### What the task requires
Starting at the first line of the listing below, repeat each line exactly until the line containing "const topMap = quadMap(TOP_QUAD), floorMap", which you include. Leave out pictures.

### Recorded information
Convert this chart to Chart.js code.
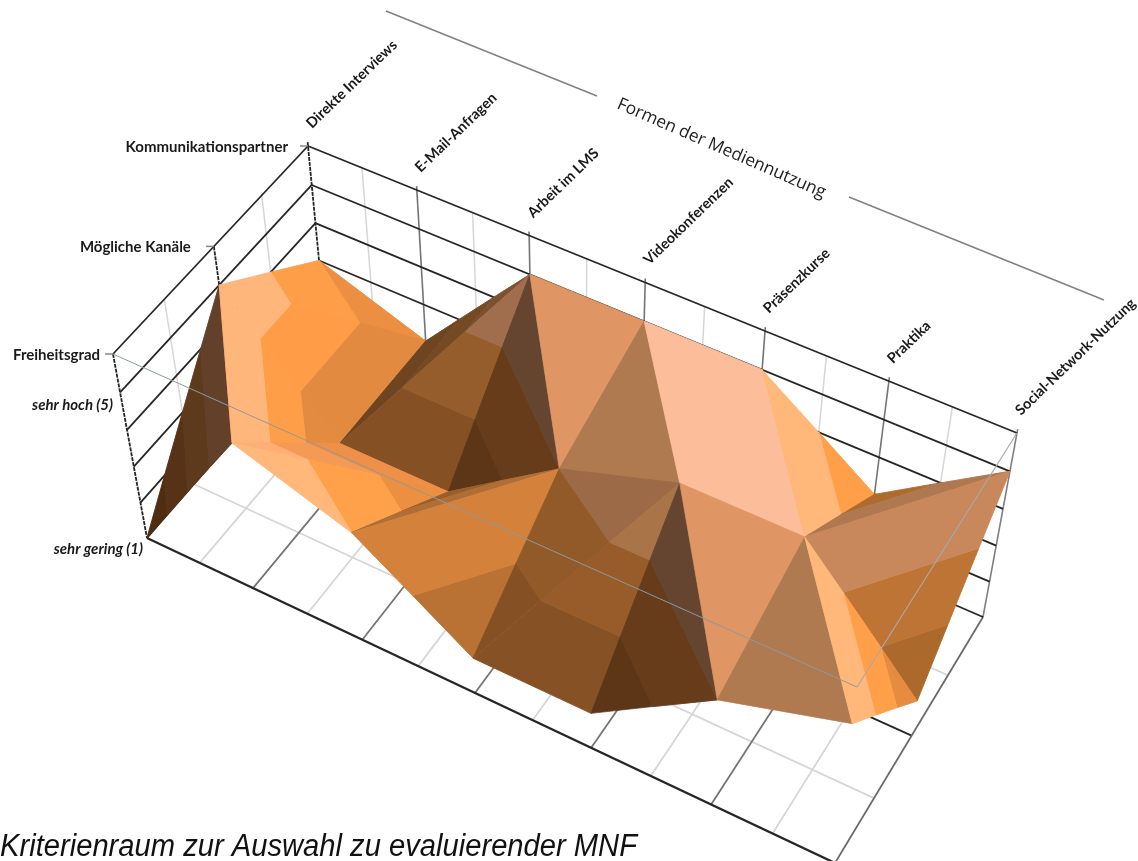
<!DOCTYPE html>
<html lang="de">
<head>
<meta charset="utf-8">
<title>Kriterienraum</title>
<script src="https://cdn.jsdelivr.net/npm/chart.js@4/dist/chart.umd.min.js"></script>
<style>
  html, body { margin: 0; padding: 0; background: #fff; overflow: hidden; }
  canvas { display: block; }
</style>
</head>
<body>
<canvas id="surface" width="1138" height="861"></canvas>
<script>
// categories and series, values on the scale 1 (sehr gering) .. 5 (sehr hoch)
const mediaForms = ['Direkte Interviews', 'E-Mail-Anfragen', 'Arbeit im LMS', 'Videokonferenzen', 'Präsenzkurse', 'Praktika', 'Social-Network-Nutzung'];
const criteria = ['Freiheitsgrad', 'Mögliche Kanäle', 'Kommunikationspartner'];
const freiheitsgrad = [1, 5, 4, 2, 2, 4, 5];
const moeglicheKanaele = [5, 2, 2, 4, 5, 5, 2];
const kommunikationspartner = [3, 2, 5, 5, 5, 3, 5];
const valueRows = [freiheitsgrad, moeglicheKanaele, kommunikationspartner];
const bandLevels = [1, 2, 3, 4];
const axisTitle = 'Formen der Mediennutzung';
const caption = 'Kriterienraum zur Auswahl zu evaluierender MNF';

// box of the 3D view on the page
const TOP_QUAD = [[113, 354], [857, 687], [1017, 433], [308, 146]];
const FLOOR_QUAD = [[147, 538], [835, 863], [983, 617], [326, 333]];

function quadMap(q) {
  const [[x0, y0], [x1, y1], [x2, y2], [x3, y3]] = q;
  const dx1 = x1 - x2, dx2 = x3 - x2, sx = x0 - x1 + x2 - x3;
  const dy1 = y1 - y2, dy2 = y3 - y2, sy = y0 - y1 + y2 - y3;
  const den = dx1 * dy2 - dx2 * dy1;
  const g = (sx * dy2 - dx2 * sy) / den, h = (dx1 * sy - sx * dy1) / den;
  const a = x1 - x0 + g * x1, b = x3 - x0 + h * x3;
  const d = y1 - y0 + g * y1, e = y3 - y0 + h * y3;
  return (u, v) => {
    const w = g * u + h * v + 1;
    return [(a * u + b * v + x0) / w, (d * u + e * v + y0) / w];
  };
}
const topMap = quadMap(TOP_QUAD), floorMap = quadMap(FLOOR_QUAD);

// c = column 0..6, r = row 0..2, z = 1..6
function project(c, r, z) {
  const t = (6 - z) / 5;
  const s = t / (t + (1 - t) * 0.95);
  const p = topMap(c / 6, r / 2), q = floorMap(c / 6, r / 2);
  return { x: p[0] + (q[0] - p[0]) * s, y: p[1] + (q[1] - p[1]) * s };
}

// triangles of the surface, back to front, with the shade per value band
const facets = [
  { v: [[0,1],[0,2],[1,2]], shade: { 2:'#ec8f42', 3:'#ff9e48', 4:'#ffb67a' } },
  { v: [[0,1],[1,2],[1,1]], shade: { 2:'#e28a40', 3:'#ff9c48', 4:'#ffb67a' } },
  { v: [[1,1],[1,2],[2,2]], shade: { 2:'#6e4520', 3:'#744a24', 4:'#7c5030' } },
  { v: [[1,1],[2,1],[2,2]], shade: { 2:'#855024', 3:'#965d2c', 4:'#a06e4c' } },
  { v: [[2,1],[2,2],[3,1]], shade: { 2:'#5c3617', 3:'#663c1a', 4:'#654530' } },
  { v: [[2,2],[3,2],[3,1]], shade: { 4:'#df9664' } },
  { v: [[3,2],[3,1],[4,1]], shade: { 4:'#b07a50' } },
  { v: [[3,2],[4,2],[4,1]], shade: { 4:'#fcbd9a' } },
  { v: [[4,2],[4,1],[5,1]], shade: { 4:'#fcbd9a' } },
  { v: [[4,2],[5,1],[5,2]], shade: { 3:'#ff9f4a', 4:'#ffb87a' } },
  { v: [[5,1],[5,2],[6,2]], shade: { 3:'#af6b2e', 4:'#b07850' } },
  { v: [[5,1],[6,2],[6,1]], shade: { 2:'#ab692c', 3:'#be7434', 4:'#c8885c' } },
  { v: [[0,0],[0,1],[1,0]], shade: { 1:'#4f2d12', 2:'#573216', 3:'#5e3a1c', 4:'#624029' } },
  { v: [[0,1],[1,0],[1,1]], shade: { 2:'#e38b40', 3:'#ff9e48', 4:'#ffb67a' } },
  { v: [[1,0],[2,1],[1,1]], shade: { 2:'#ee9048', 3:'#f59a55', 4:'#ffae74' } },
  { v: [[1,0],[2,0],[2,1]], shade: { 2:'#ec8f40', 3:'#ffa04a', 4:'#ffb87a' } },
  { v: [[2,0],[2,1],[3,1]], shade: { 2:'#9a5e2c', 3:'#b06e36' } },
  { v: [[2,0],[3,0],[3,1]], shade: { 2:'#ba7234', 3:'#d4813c' } },
  { v: [[3,0],[3,1],[4,1]], shade: { 2:'#855024', 3:'#925a28', 4:'#9d6a48' } },
  { v: [[3,0],[4,0],[4,1]], shade: { 2:'#875126', 3:'#985c2a', 4:'#a87448' } },
  { v: [[4,0],[4,1],[5,0]], shade: { 2:'#5c3617', 3:'#663c1a', 4:'#654530' } },
  { v: [[4,1],[5,1],[5,0]], shade: { 4:'#df9664' } },
  { v: [[5,0],[5,1],[6,0]], shade: { 4:'#b07a50' } },
  { v: [[5,1],[6,0],[6,1]], shade: { 2:'#e68c40', 3:'#ff9f4a', 4:'#ffb87a' } }
];

// cut a triangle to one value band
function clipBand(poly, lo, hi) {
  const cut = (pts, keep, level) => {
    const out = [];
    pts.forEach((p, i) => {
      const q = pts[(i + 1) % pts.length];
      if (keep(p[2])) out.push(p);
      if (keep(p[2]) !== keep(q[2])) {
        const k = (level - p[2]) / (q[2] - p[2]);
        out.push([p[0] + (q[0] - p[0]) * k, p[1] + (q[1] - p[1]) * k, level]);
      }
    });
    return out;
  };
  return cut(cut(poly, z => z >= lo, lo), z => z <= hi, hi);
}

const datasets = [];
function addLine(from, to, color, width, dash) {
  datasets.push({
    data: [project(...from), project(...to)],
    borderColor: color, borderWidth: width, borderDash: dash || [],
    pointRadius: 0, showLine: true, clip: false
  });
}

const BLACK = '#262626', DARK = '#747474', LIGHT = '#d6d6d6';

// floor
[0.5, 1.5].forEach(r => addLine([0, r, 1], [6, r, 1], LIGHT, 1.8));
for (let c = 0.5; c < 6; c += 1) addLine([c, 0, 1], [c, 2, 1], LIGHT, 1.8);
for (let c = 1; c < 6; c += 1) addLine([c, 0, 1], [c, 2, 1], DARK, 1.8);
addLine([0, 1, 1], [6, 1, 1], BLACK, 1.8);
addLine([6, 0, 1], [6, 2, 1], '#6a6a6a', 1.8);
addLine([0, 0, 1], [6, 0, 1], BLACK, 2.3);

// back wall
for (let c = 0.5; c < 6; c += 1) addLine([c, 2, 6], [c, 2, 1], LIGHT, 1.5);
for (let c = 1; c < 6; c += 1) addLine([c, 2, 6.1], [c, 2, 1], DARK, 1.6);
addLine([6, 2, 6.1], [6, 2, 1], '#808080', 1.6);
for (let z = 1; z <= 6; z++) addLine([0, 2, z], [6, 2, z], BLACK, 1.8);

// left wall
[0.5, 1.5].forEach(r => addLine([0, r, 6], [0, r, 1], LIGHT, 1.5));
addLine([0, 1, 6], [0, 1, 1], BLACK, 1.8, [4, 1]);
addLine([0, 2, 6.1], [0, 2, 1], BLACK, 1.8, [4, 1]);
addLine([0, 0, 6], [0, 0, 1], BLACK, 1.8, [4, 1]);
for (let z = 1; z <= 6; z++) addLine([0, 0, z], [0, 2, z], BLACK, 1.8);

// surface
facets.forEach(f => {
  const tri = f.v.map(([c, r]) => [c, r, valueRows[r][c]]);
  bandLevels.forEach(lo => {
    const color = f.shade[lo];
    if (!color) return;
    const poly = clipBand(tri, lo, lo + 1);
    if (poly.length < 3) return;
    datasets.push({
      data: poly.map(p => project(p[0], p[1], p[2])),
      facetColor: color,
      borderColor: color, borderWidth: 0.7,
      pointRadius: 0, showLine: true, clip: false
    });
  });
});

// outline of the top of the box, lies over the surface
addLine([0, 0, 6], [6, 0, 6], '#8c9a9e', 1);
addLine([6, 0, 6], [6, 2, 6], '#a8a8a8', 1.2);

// chart.js paints the first dataset last
datasets.forEach((d, i) => { d.order = datasets.length - i; });

const facetFill = {
  id: 'facetFill',
  beforeDatasetDraw(chart, args) {
    const ds = chart.data.datasets[args.index];
    if (!ds.facetColor) return;
    const ctx = chart.ctx;
    ctx.save();
    ctx.beginPath();
    args.meta.data.forEach((pt, i) => i ? ctx.lineTo(pt.x, pt.y) : ctx.moveTo(pt.x, pt.y));
    ctx.closePath();
    ctx.fillStyle = ds.facetColor;
    ctx.strokeStyle = ds.facetColor;
    ctx.lineWidth = 0.7;
    ctx.fill();
    ctx.stroke();
    ctx.restore();
  }
};

function rotatedText(ctx, text, x, y, deg, font, color) {
  ctx.save();
  ctx.translate(x, y);
  ctx.rotate(deg * Math.PI / 180);
  ctx.font = font;
  ctx.fillStyle = color;
  ctx.textAlign = 'left';
  ctx.textBaseline = 'alphabetic';
  ctx.fillText(text, 0, 0);
  ctx.restore();
}

const criteriaGap = [13, 23, 20];

const axisLabels = {
  id: 'axisLabels',
  afterDraw(chart) {
    const ctx = chart.ctx;
    const catFont = 'bold 14.5px Lato';
    mediaForms.forEach((name, c) => {
      const p = project(c, 2, 6);
      rotatedText(ctx, name, p.x + 4, p.y - 17, -44, catFont, '#1a1a1a');
    });
    ctx.textBaseline = 'middle';
    ctx.textAlign = 'right';
    ctx.fillStyle = '#1a1a1a';
    ctx.font = 'bold 15px Lato';
    criteria.forEach((name, r) => {
      const p = project(0, r, 6);
      ctx.fillText(name, p.x - criteriaGap[r], p.y + 1);
      ctx.strokeStyle = '#888';
      ctx.lineWidth = 1.5;
      ctx.beginPath();
      ctx.moveTo(p.x - 8, p.y);
      ctx.lineTo(p.x, p.y);
      ctx.stroke();
    });
    ctx.font = 'italic bold 15px Lato';
    ctx.fillText('sehr hoch (5)', 113, 405);
    ctx.fillText('sehr gering (1)', 143, 549);

    rotatedText(ctx, axisTitle, 616, 108, 23.5, '17.3px "Open Sans"', '#222');
    ctx.strokeStyle = '#808080';
    ctx.lineWidth = 1.5;
    ctx.beginPath();
    ctx.moveTo(386, 11); ctx.lineTo(597, 96);
    ctx.moveTo(849, 197); ctx.lineTo(1104, 300);
    ctx.stroke();

    // caption in a condensed look, fitted to its width
    ctx.save();
    ctx.textAlign = 'left';
    ctx.textBaseline = 'alphabetic';
    ctx.font = 'italic 31px "Liberation Sans"';
    ctx.fillStyle = '#111';
    ctx.translate(0, 856);
    ctx.scale(637 / ctx.measureText(caption).width, 1);
    ctx.fillText(caption, 0, 0);
    ctx.restore();
  }
};

new Chart(document.getElementById('surface'), {
  type: 'scatter',
  data: { datasets },
  plugins: [facetFill, axisLabels],
  options: {
    responsive: false,
    animation: false,
    devicePixelRatio: 1,
    layout: { padding: 0 },
    elements: { line: { tension: 0 } },
    events: [],
    plugins: { legend: { display: false }, tooltip: { enabled: false } },
    scales: {
      x: { type: 'linear', min: 0, max: 1138, display: false },
      y: { type: 'linear', min: 0, max: 861, reverse: true, display: false }
    }
  }
});
</script>
</body>
</html>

### Response
Convert this chart to Chart.js code.
<!DOCTYPE html>
<html lang="de">
<head>
<meta charset="utf-8">
<title>Kriterienraum</title>
<script src="https://cdn.jsdelivr.net/npm/chart.js@4/dist/chart.umd.min.js"></script>
<style>
  html, body { margin: 0; padding: 0; background: #fff; overflow: hidden; }
  canvas { display: block; }
</style>
</head>
<body>
<canvas id="surface" width="1138" height="861"></canvas>
<script>
// categories and series, values on the scale 1 (sehr gering) .. 5 (sehr hoch)
const mediaForms = ['Direkte Interviews', 'E-Mail-Anfragen', 'Arbeit im LMS', 'Videokonferenzen', 'Präsenzkurse', 'Praktika', 'Social-Network-Nutzung'];
const criteria = ['Freiheitsgrad', 'Mögliche Kanäle', 'Kommunikationspartner'];
const freiheitsgrad = [1, 5, 4, 2, 2, 4, 5];
const moeglicheKanaele = [5, 2, 2, 4, 5, 5, 2];
const kommunikationspartner = [3, 2, 5, 5, 5, 3, 5];
const valueRows = [freiheitsgrad, moeglicheKanaele, kommunikationspartner];
const bandLevels = [1, 2, 3, 4];
const axisTitle = 'Formen der Mediennutzung';
const caption = 'Kriterienraum zur Auswahl zu evaluierender MNF';

// box of the 3D view on the page
const TOP_QUAD = [[113, 354], [857, 687], [1017, 433], [308, 146]];
const FLOOR_QUAD = [[147, 538], [835, 863], [983, 617], [326, 333]];

function quadMap(q) {
  const [[x0, y0], [x1, y1], [x2, y2], [x3, y3]] = q;
  const dx1 = x1 - x2, dx2 = x3 - x2, sx = x0 - x1 + x2 - x3;
  const dy1 = y1 - y2, dy2 = y3 - y2, sy = y0 - y1 + y2 - y3;
  const den = dx1 * dy2 - dx2 * dy1;
  const g = (sx * dy2 - dx2 * sy) / den, h = (dx1 * sy - sx * dy1) / den;
  const a = x1 - x0 + g * x1, b = x3 - x0 + h * x3;
  const d = y1 - y0 + g * y1, e = y3 - y0 + h * y3;
  return (u, v) => {
    const w = g * u + h * v + 1;
    return [(a * u + b * v + x0) / w, (d * u + e * v + y0) / w];
  };
}
const topMap = quadMap(TOP_QUAD), floorMap = quadMap(FLOOR_QUAD);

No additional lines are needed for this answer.